100. Geburtstag von Erich Fried Soll man mit Neonazis reden?

Ronsdorf · Gesamtschule feiert den Geburtstag ihres Namensgebers mit einer Online-Veranstaltung.

 Autor Thomas Wagner im Gespräch mit den Schülerinnen Lilly Geisel und Chiara Jacobsen sowie Geschichtslehrer Benjamin Breutel.

Autor Thomas Wagner im Gespräch mit den Schülerinnen Lilly Geisel und Chiara Jacobsen sowie Geschichtslehrer Benjamin Breutel.

Foto: Fries, Stefan (fri)

Unter dem Motto „Erich-Fried feiert Erich Fried“ begeht die Gesamtschule in Ronsdorf den 100. Geburtstag ihres Namensgebers, des Dichters, Übersetzers und politischen Intellektuellen Erich Fried (1921-1988) am heutigen 6. Mai.
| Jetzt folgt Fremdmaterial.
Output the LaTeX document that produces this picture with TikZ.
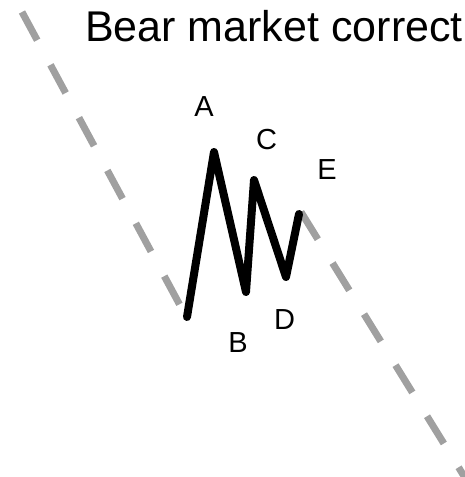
\documentclass[tikz,border=0pt]{standalone}
\usepackage{fontspec}
\setmainfont{Liberation Sans}
\definecolor{trendgray}{HTML}{A0A0A0}
\tikzset{
  trendline/.style={draw=trendgray, line width=7pt, dash pattern=on 32pt off 28pt, line cap=butt},
  wave/.style={draw=black, line width=8pt, line cap=round, line join=round},
  wavelabel/.style={inner sep=0pt, anchor=base, font=\fontsize{29}{29}\selectfont},
  titlelabel/.style={inner sep=0pt, anchor=base west, font=\fontsize{43}{43}\selectfont}
}
\begin{document}
\begin{tikzpicture}[x=1pt, y=-1pt]
\useasboundingbox (0,0) rectangle (464,477);
% trend lines
\coordinate (L1) at (22,12);
\coordinate (L2) at (182,309);
\coordinate (R1) at (301,212);
\coordinate (R2) at (467,481);
\draw[trendline] (L1) -- (L2);
\draw[trendline] (R1) -- (R2);
% wave points
\coordinate (p0) at (187,317);
\coordinate (pA) at (214,152);
\coordinate (pB) at (246,292);
\coordinate (pC) at (254,180);
\coordinate (pD) at (286,277);
\coordinate (pE) at (299,214);
\draw[wave] (p0) -- (pA) -- (pB) -- (pC) -- (pD) -- (pE);
% labels
\node[wavelabel] (lA) at (204,116) {A};
\node[wavelabel] (lB) at (238,352) {B};
\node[wavelabel] (lC) at (266.5,149) {C};
\node[wavelabel] (lD) at (284.5,329) {D};
\node[wavelabel] (lE) at (327,179) {E};
\node[titlelabel] (title) at (85,41) {Bear market correct};
\end{tikzpicture}
\end{document}
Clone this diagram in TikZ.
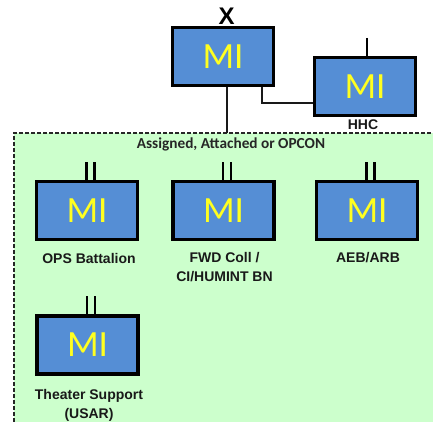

Statt eines Fests gibt es eine Ausstellung, ein Video und eine Online-Diskussion darüber, was Fried in aktuellen Diskussionen über die politische Rechte zu sagen hätte.
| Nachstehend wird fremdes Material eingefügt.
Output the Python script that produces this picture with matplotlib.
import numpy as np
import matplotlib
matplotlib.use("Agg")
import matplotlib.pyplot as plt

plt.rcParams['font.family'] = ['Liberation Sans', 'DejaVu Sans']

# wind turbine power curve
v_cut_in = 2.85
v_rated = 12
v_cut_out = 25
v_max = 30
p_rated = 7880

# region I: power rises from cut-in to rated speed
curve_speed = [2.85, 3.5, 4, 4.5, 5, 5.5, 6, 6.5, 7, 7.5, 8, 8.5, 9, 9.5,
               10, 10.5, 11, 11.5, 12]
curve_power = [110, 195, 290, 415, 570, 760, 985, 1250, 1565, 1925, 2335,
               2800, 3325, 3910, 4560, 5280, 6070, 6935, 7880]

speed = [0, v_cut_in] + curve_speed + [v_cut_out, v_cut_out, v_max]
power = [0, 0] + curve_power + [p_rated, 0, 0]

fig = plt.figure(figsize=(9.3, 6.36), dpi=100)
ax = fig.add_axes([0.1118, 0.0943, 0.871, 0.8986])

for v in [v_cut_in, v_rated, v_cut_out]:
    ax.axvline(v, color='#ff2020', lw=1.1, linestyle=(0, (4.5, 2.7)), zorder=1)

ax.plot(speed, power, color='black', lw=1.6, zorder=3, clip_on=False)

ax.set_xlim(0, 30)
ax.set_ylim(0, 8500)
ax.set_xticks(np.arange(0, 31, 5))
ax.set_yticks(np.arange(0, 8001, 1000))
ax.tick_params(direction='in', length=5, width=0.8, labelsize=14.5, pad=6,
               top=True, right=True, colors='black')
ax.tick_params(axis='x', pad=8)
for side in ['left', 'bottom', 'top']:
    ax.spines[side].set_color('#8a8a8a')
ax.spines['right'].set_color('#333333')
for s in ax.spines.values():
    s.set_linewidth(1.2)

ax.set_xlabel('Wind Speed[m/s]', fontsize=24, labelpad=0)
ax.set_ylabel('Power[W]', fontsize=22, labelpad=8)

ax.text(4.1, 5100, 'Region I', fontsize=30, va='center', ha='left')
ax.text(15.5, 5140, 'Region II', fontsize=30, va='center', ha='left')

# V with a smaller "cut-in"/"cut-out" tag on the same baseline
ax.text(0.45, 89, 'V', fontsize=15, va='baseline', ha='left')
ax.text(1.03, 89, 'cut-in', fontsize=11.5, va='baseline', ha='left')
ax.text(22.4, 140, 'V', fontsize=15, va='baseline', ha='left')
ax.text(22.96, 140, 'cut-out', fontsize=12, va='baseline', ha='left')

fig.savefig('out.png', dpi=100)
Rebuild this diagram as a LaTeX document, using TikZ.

Kern des Videos ist ein Interview mit dem Autor Thomas Wagner über sein Buch „Der Dichter und der Neonazi“. Es beschäftigt sich mit der Beziehung Frieds mit dem Neonazi Michael Kühnen, den Fried im Gefängnis besuchte und mit dem er Briefe wechselte. Anknüpfungspunkt für die Frage zum Umgang mit Menschen, die heute rechtes Gedankengut vetreten.

Beeindruckt von
der Toleranz Erich Frieds

Dazu befragten den Autor Thomas Wagner der Lehrer Benjamin Breutel sowie zwei Schülerinnen des Arbeitskreises „Schule ohne Rassismus“ der Schule. „Wir wollten Tipps, wie man umgehen soll mit Neonazis“, berichtet Lilly Geisel (18). Eine Herausforderung für Wagner: „Da musste ich erst mal neu drüber nachdenken.“ Denn das lange Gespräch erlaubte einen intensiveren Austausch als die Interview, die er sonst führt.
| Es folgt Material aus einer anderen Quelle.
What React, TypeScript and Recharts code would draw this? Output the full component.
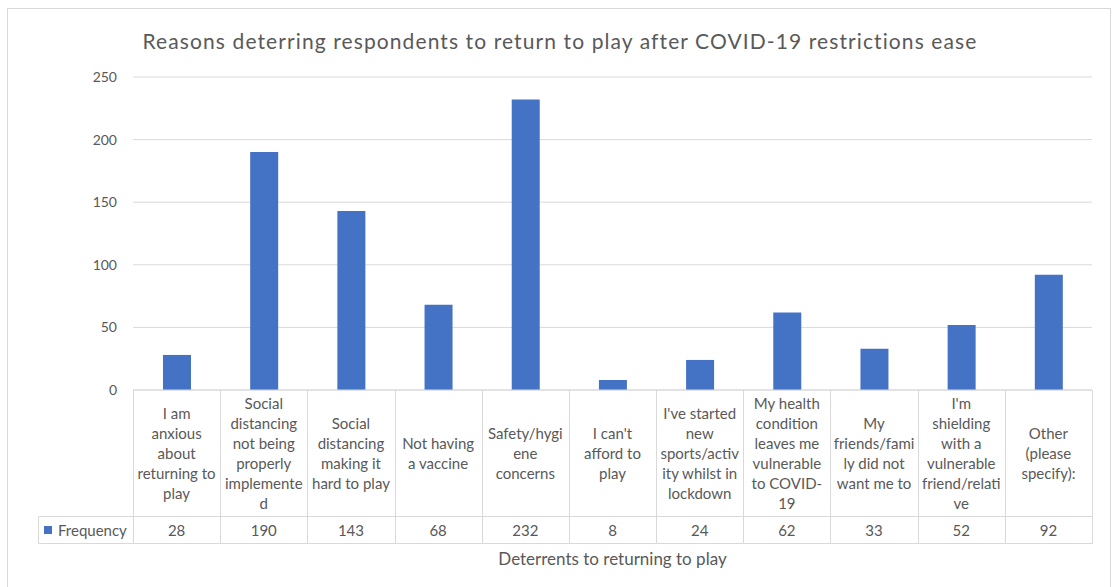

Lilly Geisel freut sich, dass sie durch das Buch und das Gespräch mit Thomas Wagner Erich Fried viel besser kennengelernt hat - „mehr, als wenn man nur den Wikipedia-Eintrag liest“. Sie und Chiara Jacobsen (18), ihre Mitstreiterin im Arbeitskreis, beeindruckt besonders Frieds Toleranz: „Dass er auch andere Meinungen akzeptiert“, erklärt Lilly Geisel. „Dass es eine Freundschaft geben konnte trotz der starken Differenz“, sagt Chiara Jacobsen. In Bezug auf rechtes Gedankengut setzen die beiden auf Bildung, auf Geschichts- und Politikunterricht und finden: „Das sollte noch mehr Thema in der Schule sein.“

Die Vorarbeit für das Jubiläum hat im Sommer begonnen. Seitdem war Fried Thema im Fach Darstellen und Gestalten in Klasse 10 unter der Leitung von Lehrer Benjamin Breutel. Die Schülerinnen und Schüler beschäftigen sich etwa damit, wie sie durch Gedichte ausgelöste Gefühle im Schwarzlichttheater auf die Bühne bringen können – das hätte Teil einer Aufführung werden können, die aktuell nicht möglich ist. Teil des Online-Videos sind Sequenzen mit Gedichtrezitationen zu Porträtaufnahmen der Schüler mit Maske.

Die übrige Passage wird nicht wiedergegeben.